For nearly 100 years, 12-cylinder engines have held an almost mythical status in the automotive world. From the stately inline engines of pre-war Packards and Cadillacs, to the exotic insanity of the V12 Ferraris and Lamborghinis, the smooth and seemingly limitless power of 12 cylinders is enough to make any gearhead swoon as soon as they hear the unmistakable sound of one. But unlike the traditional “V” setup of most modern 12 cylinder engines, Volkswagen has long championed an unusual layout that’s been key in its transformation from a builder of small cars to the world’s second largest automaker.

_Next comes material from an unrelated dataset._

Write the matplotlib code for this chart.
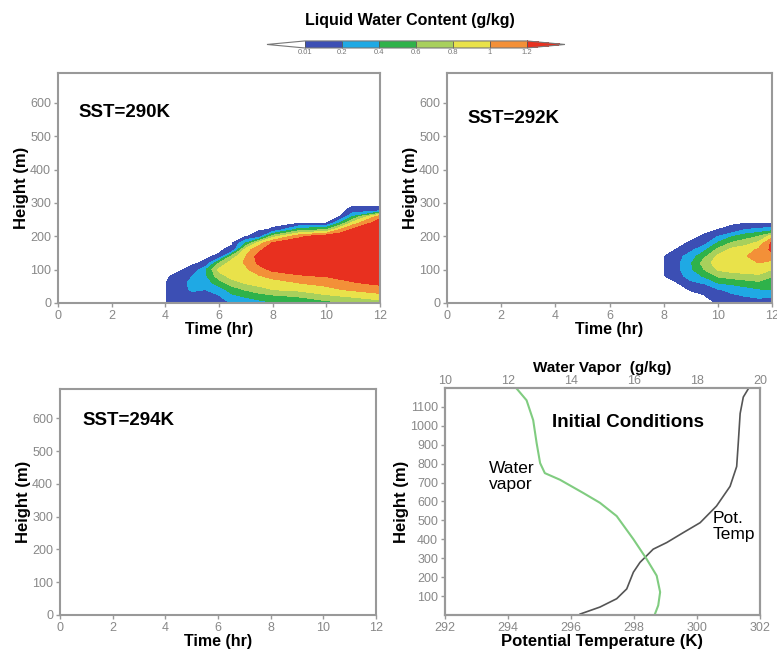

Since the 1990s, the company has produced its VR6 engine, a narrow V6 with offset cylinders that share a single cylinder head, like an inline engine. This allows for the power and smoothness of a larger V engine while being compact enough to fit in a space designed for an inline-four. Due to their compact design and potential for power, Volkswagen has long been combining VR blocks to create larger, more powerful engines with a unique “W” layout. As a result, its VR4s were used to create the W8s that powered the 2001-2005 Volkswagen Passat, the W8s were modified to form the 1001 horsepower W16 that powered the Bugatti Veyron, and since 2001, the VR6 has been combined to create the company’s 6.0 liter W12.
In the years since, few other engines in Volkswagen’s brand portfolio have been as versatile or as high-profile as its W12. From the Bentley Continental to the Audi A8L to the Volkswagen Touareg and Phaeton, the W12 has been the beating heart inside some of the most interesting cars to come from this century. But with the upcoming Bentley Bentayga ultra-luxury SUV on the way, the company is overhauling its W12, and making the idea of living with a 12 cylinder car more appealing than ever.
Unveiling the new 6.0 liter W12 TSI at the 36th International Vienna Motor Symposium, Volkswagen board member Dr. Heinz-Jakob Neusser declared “The car of the future will continue to fascinate people,” then gave some pretty compelling reasons why. Presented alongside the company’s new turbocharged 2.0 liter inline-four, the updated 6.0 liter W12 TSI features the best engine tech the company has to offer, including Audi’s direct injection system, Bentley’s multi-port injection system, and twin-scroll turbochargers. This bumps the power to 600 horsepower and 663 pound-feet of torque – a significant leap from the 567 horses and 516 pound-feet found in the current W12 Bentley Continental GT.
Because this next-generation engine was designed with the Bentayga SUV in mind, it even has its own active suspension, making it a prime candidate to also see duty under the hood of Lamborghini’s upcoming SUV. With a rated top speed of 186 miles per hour (though it will undoubtedly be tuned for higher performance models), the new W12 would be right at home powering an off-roading Lambo.
On top of all that power, Volkswagen outfitted its new engine with cylinder deactivation and stop/start systems. These party tricks allow the mighty W12 to offer the fuel economy expected from a midsize sedan instead of an overweight luxo-barge; The company claims the new engine is 30 percent more fuel efficient than the current engine, giving it a combined rating of 22 miles per gallon.
For 14 years, the Volkswagen group has been the world’s largest builder of 12 cylinder engines. That’s an impressive achievement (and an impressive lifespan for an engine), but as horsepower and fuel economy move upward, the old engine is quickly beginning to show its age. With an ingenious combination of power and efficiency, Volkswagen’s next-generation 6.0 W12 TSI could very well set the standard for another decade-and-a-half of 12-cylinder power.